High-Performance Computer Architecture 20 | VLIW and Explicitly Parallel Processors

Series: High-Performance Computer Architecture

High-Performance Computer Architecture 20 | VLIW and Explicitly Parallel Processors

VLIW Processor

(1) Recall: Superscalar Processor

The superscalar processor is a computer architecture where more than one instructions are loaded at once and, as far as possible, is executed simultaneously, shortening the time taken to run the whole program.

(2) VLIW Processor

Unlike the out-of-order super processors, these processors do not try to identify ILP on their own. Even though a very long instruction word (VLIW) processor will also try to execute more than one instructions per cycle, the work is implemented in a different way.

(3) Superscalar Processor Vs. VLIW Processor

Instructions Per Cycle

Both the out-of-order superscalar and the in-order superscalar are trying to do up to N (called an N-issue processor) instructions per cycle. While, for a VLIW processor, this is different because the VLIW processor will only try to do 1 large instruction per cycle, and this large instruction does the same work as N normal instructions.

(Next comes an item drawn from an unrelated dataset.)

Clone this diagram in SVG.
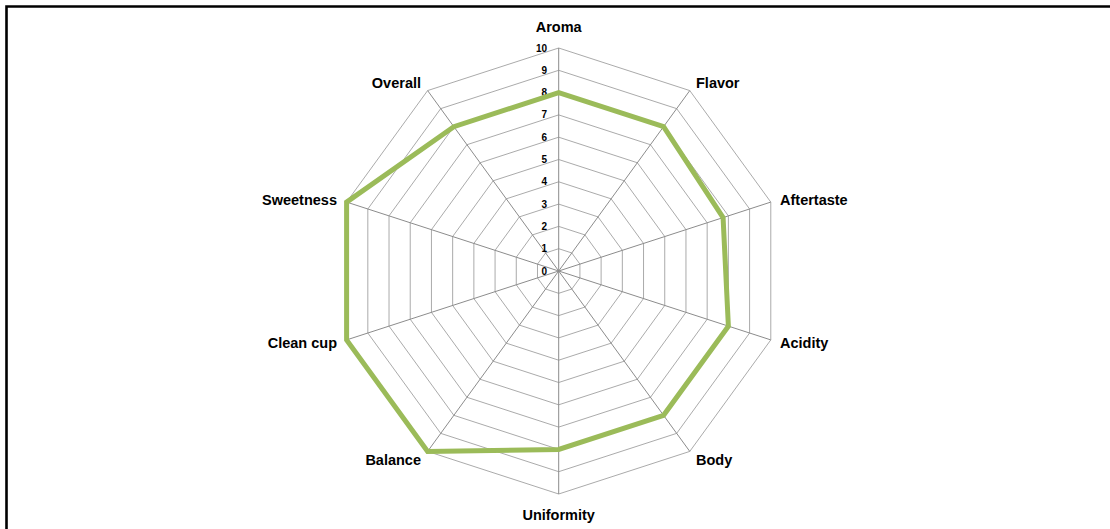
<svg xmlns="http://www.w3.org/2000/svg" width="1110" height="529" viewBox="0 0 1110 529">
<style>
.grid{fill:none;stroke:#a0a0a0;stroke-width:0.9}
.axis{stroke:#8c8c8c;stroke-width:1}
.lbl{font-family:"Liberation Sans",Arial,sans-serif;font-weight:bold;font-size:14.5px;fill:#000}
.tick{font-family:"Liberation Sans",Arial,sans-serif;font-weight:bold;font-size:10px;fill:#000;text-anchor:end}
.data{fill:none;stroke:#9bbb59;stroke-width:5;stroke-linejoin:miter}
</style>
<rect x="0" y="0" width="1110" height="529" fill="#fff"/>
<path d="M6.5 529 V6.5 H1110" fill="none" stroke="#000" stroke-width="2.6"/>
<g id="grid">
<g transform="translate(558.7 271)">
<polygon class="grid" vector-effect="non-scaling-stroke" transform="scale(22.3)" points="0,-1 0.5878,-0.809 0.9511,-0.309 0.9511,0.309 0.5878,0.809 0,1 -0.5878,0.809 -0.9511,0.309 -0.9511,-0.309 -0.5878,-0.809"/>
<polygon class="grid" vector-effect="non-scaling-stroke" transform="scale(44.6)" points="0,-1 0.5878,-0.809 0.9511,-0.309 0.9511,0.309 0.5878,0.809 0,1 -0.5878,0.809 -0.9511,0.309 -0.9511,-0.309 -0.5878,-0.809"/>
<polygon class="grid" vector-effect="non-scaling-stroke" transform="scale(66.9)" points="0,-1 0.5878,-0.809 0.9511,-0.309 0.9511,0.309 0.5878,0.809 0,1 -0.5878,0.809 -0.9511,0.309 -0.9511,-0.309 -0.5878,-0.809"/>
<polygon class="grid" vector-effect="non-scaling-stroke" transform="scale(89.2)" points="0,-1 0.5878,-0.809 0.9511,-0.309 0.9511,0.309 0.5878,0.809 0,1 -0.5878,0.809 -0.9511,0.309 -0.9511,-0.309 -0.5878,-0.809"/>
<polygon class="grid" vector-effect="non-scaling-stroke" transform="scale(111.5)" points="0,-1 0.5878,-0.809 0.9511,-0.309 0.9511,0.309 0.5878,0.809 0,1 -0.5878,0.809 -0.9511,0.309 -0.9511,-0.309 -0.5878,-0.809"/>
<polygon class="grid" vector-effect="non-scaling-stroke" transform="scale(133.8)" points="0,-1 0.5878,-0.809 0.9511,-0.309 0.9511,0.309 0.5878,0.809 0,1 -0.5878,0.809 -0.9511,0.309 -0.9511,-0.309 -0.5878,-0.809"/>
<polygon class="grid" vector-effect="non-scaling-stroke" transform="scale(156.1)" points="0,-1 0.5878,-0.809 0.9511,-0.309 0.9511,0.309 0.5878,0.809 0,1 -0.5878,0.809 -0.9511,0.309 -0.9511,-0.309 -0.5878,-0.809"/>
<polygon class="grid" vector-effect="non-scaling-stroke" transform="scale(178.4)" points="0,-1 0.5878,-0.809 0.9511,-0.309 0.9511,0.309 0.5878,0.809 0,1 -0.5878,0.809 -0.9511,0.309 -0.9511,-0.309 -0.5878,-0.809"/>
<polygon class="grid" vector-effect="non-scaling-stroke" transform="scale(200.7)" points="0,-1 0.5878,-0.809 0.9511,-0.309 0.9511,0.309 0.5878,0.809 0,1 -0.5878,0.809 -0.9511,0.309 -0.9511,-0.309 -0.5878,-0.809"/>
<polygon class="grid" vector-effect="non-scaling-stroke" transform="scale(223)" points="0,-1 0.5878,-0.809 0.9511,-0.309 0.9511,0.309 0.5878,0.809 0,1 -0.5878,0.809 -0.9511,0.309 -0.9511,-0.309 -0.5878,-0.809"/>
</g>
</g>
<g id="connectors">
<line class="axis" x1="558.7" y1="271" x2="558.7" y2="48"/>
<line class="axis" x1="558.7" y1="271" x2="689.78" y2="90.59"/>
<line class="axis" x1="558.7" y1="271" x2="770.8" y2="202.09"/>
<line class="axis" x1="558.7" y1="271" x2="770.8" y2="339.91"/>
<line class="axis" x1="558.7" y1="271" x2="689.78" y2="451.41"/>
<line class="axis" x1="558.7" y1="271" x2="558.7" y2="494"/>
<line class="axis" x1="558.7" y1="271" x2="427.62" y2="451.41"/>
<line class="axis" x1="558.7" y1="271" x2="346.6" y2="339.91"/>
<line class="axis" x1="558.7" y1="271" x2="346.6" y2="202.09"/>
<line class="axis" x1="558.7" y1="271" x2="427.62" y2="90.59"/>
</g>
<g id="ticks">
<text class="tick" x="547" y="274.5">0</text>
<text class="tick" x="547" y="252.2">1</text>
<text class="tick" x="547" y="229.9">2</text>
<text class="tick" x="547" y="207.6">3</text>
<text class="tick" x="547" y="185.3">4</text>
<text class="tick" x="547" y="163">5</text>
<text class="tick" x="547" y="140.7">6</text>
<text class="tick" x="547" y="118.4">7</text>
<text class="tick" x="547" y="96.1">8</text>
<text class="tick" x="547" y="73.8">9</text>
<text class="tick" x="547" y="51.5">10</text>
</g>
<g id="series">
<polygon class="data" points="558.7,92.6 663.56,126.67 723.08,217.6 728.38,326.13 663.56,415.33 558.7,449.4 427.62,451.41 346.6,339.91 346.6,202.09 453.84,126.67"/>
</g>
<g id="node-aroma"><text class="lbl" x="558.7" y="32" text-anchor="middle">Aroma</text></g>
<g id="node-flavor"><text class="lbl" x="696" y="88">Flavor</text></g>
<g id="node-aftertaste"><text class="lbl" x="780" y="205">Aftertaste</text></g>
<g id="node-acidity"><text class="lbl" x="780" y="348">Acidity</text></g>
<g id="node-body"><text class="lbl" x="696" y="465">Body</text></g>
<g id="node-uniformity"><text class="lbl" x="558.7" y="520" text-anchor="middle">Uniformity</text></g>
<g id="node-balance"><text class="lbl" x="421" y="465" text-anchor="end">Balance</text></g>
<g id="node-cleancup"><text class="lbl" x="337" y="348" text-anchor="end">Clean cup</text></g>
<g id="node-sweetness"><text class="lbl" x="337" y="205" text-anchor="end">Sweetness</text></g>
<g id="node-overall"><text class="lbl" x="421" y="88" text-anchor="end">Overall</text></g>
</svg>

Find independent instructions

The out-of-order superscalar will look at much more than the number N in its instruction window in order to get up to N instructions per cycle. By contrast, the in-order superscalar processor is trying to execute up to N instructions per cycle by looking at only the next N instructions in the program order. The VLIW processor doesn’t even try to find the independent instructions because it simply tries to do the next large instruction. So it behaves like a non-superscalar processor that uses the instructions in order.

Hardware cost

Because the out-of-order superscalar has to look at more than N instructions for N instructions per cycle, the cost would be expensive. While, because the in-order superscalar only has to look at the next N instructions, so the cost will be less expensive than the out-of-order superscalar. However, because the VLIW reduces the cost even further by only looking at the next large instruction, it is even less expensive than an in-order superscalar.

Importance of the compiler’s support

For an out-of-order superscalar, the compiler can how to improve the program performance. But even without a compiler’s help, the out-of-order superscalar can have good performance. However, an in-order superscalar is more dependent on the compiler if the compiler doesn’t do anything (like instruction scheduling) to put independent instructions consecutively, then an in-order superscalar will not have a good performance. Finally, a VLIW processor completely depends on the compiler to produce performance. If we don’t have support from the compiler, the VLIW processor will fail miserably as far as performance is concerned.

(4) VLIW Evaluation

a. Benefits

the compiler does the hard work, so the penalty of optimization (figuring out a good schedule) only takes one time.
can have simpler hardware compared with an out-of-order processor
can be energy efficient
works well on loops and regular codes like sweeping through arrays, multiplying matrics

b. Downsides

latencies are not always the same (i.e. a cache miss)
not compatible with the irregular applications (i.e. AI applications, applications that work with pointers that are hard for a compiler to figure out)
code bloat: the code for a VLIW processor can be much larger than the code for a normal OOO processor because we are adding a lot of NOPs in order to prevent dependencies

(5) VLIW and Backward Compatibility

If we do want backward compatibility to improve our VLIW, then the wider processor will not be a VLIW processor anymore. Because instead of using a NOP to deal with the dependencies, the wider processor will have to check the dependencies between the VLIW instructions, which makes it seem like a normal superscalar processor.

(6) VLIW Instructions

VLIW instructions have all the usual ISA opcodes

The instructions set of a VLIW processor typically has all the normal ISA opcodes. So each of the VLIW instructions can typically do whatever normal instructions can do.

Fully support predication

This is because the VLIW relies on the compiler to expose parallelism and one of the ways the compiler does that is through scheduling instructions. If the compilers are able to do predications, we have more opportunities for instruction scheduling.

Require many registers because of the scheduling optimizations
Branch hints because the compiler needs to tell the hardware its predictions
VLIW instruction compaction

Instead of using NOPs for empty instruction slots there are stops. This reduces the number of instructions required, thus reducing code bloat.

(7) VLIW: Examples

Itanium

Intel’s Itanium is typically a VLIW processor and it has tons of ISA features. As a result, the hardware of a VLIW processor becomes very complicated and it no longer has any needs to check for the dependencies between the instructions.

(Digital Signal Processing) DSP Processors

The DSP does a lot of floating-point work typically in a very regular loop with lots of iterations and each iteration has only a small amount of work. So typically, these types of processors on these types of codes get excellent performance and they are very energy efficient because they don’t spend much power on figuring out dependencies. So in this case, the VLIW is a good choice now.